Model training is a dynamic, iterative process. Follow this decision flow and revisit earlier steps if results are unsatisfactory.

## Decision Flow

### Stage 1 — Check the Pre-trained Model
- Always try the pre-trained model first.
- Query the available domain datasets. If not sure, ALWAYS ask user.
- Query the selected domain datasets for the target system. If it is available, validate the pre-trained model for it.
- If validation passes, stop here — no training is needed.

### Stage 2 — Fine-tune on Available Data
- If dataset available and pre-trained model does not perform adequately, fine-tune it using the existing dataset.
- Prefer this over more complex workflows whenever data is available.
- Evaluate the fine-tuned model; if results are sufficient, stop here.

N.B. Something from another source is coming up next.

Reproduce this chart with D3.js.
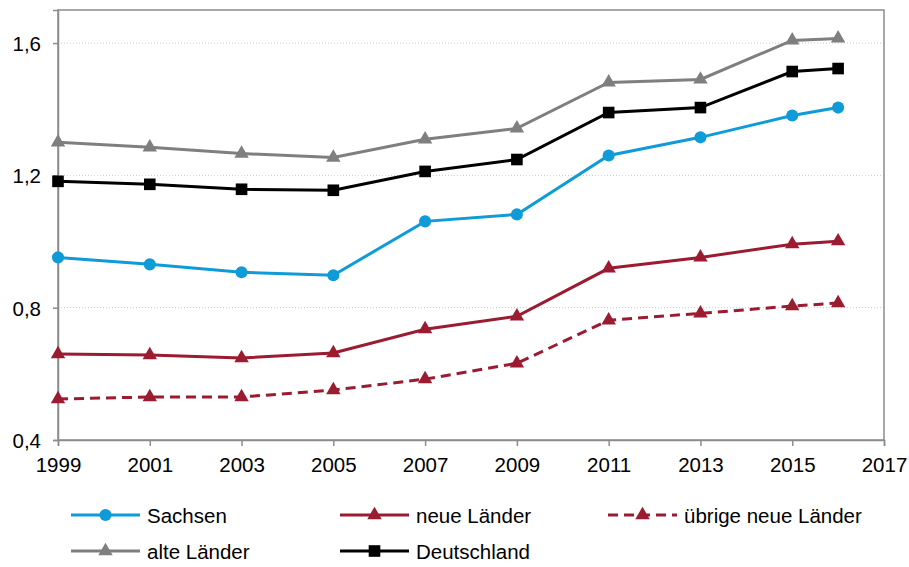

### Stage 3 — PFD Workflow (Last Resort)
- If no available dataset or fine-tuned model is insufficient, launch the PFD workflow.
- PFD iteratively generates new data via MD exploration, labels it, and retrains until convergence.
- See `pfd-finetuning` guide for full details.

## General Notes
- Always evaluate the model after each step before proceeding to the next.
- Prefer the simplest effective strategy — avoid PFD if fine-tuning suffices.
- Each step may require multiple rounds of interaction and parameter adjustment.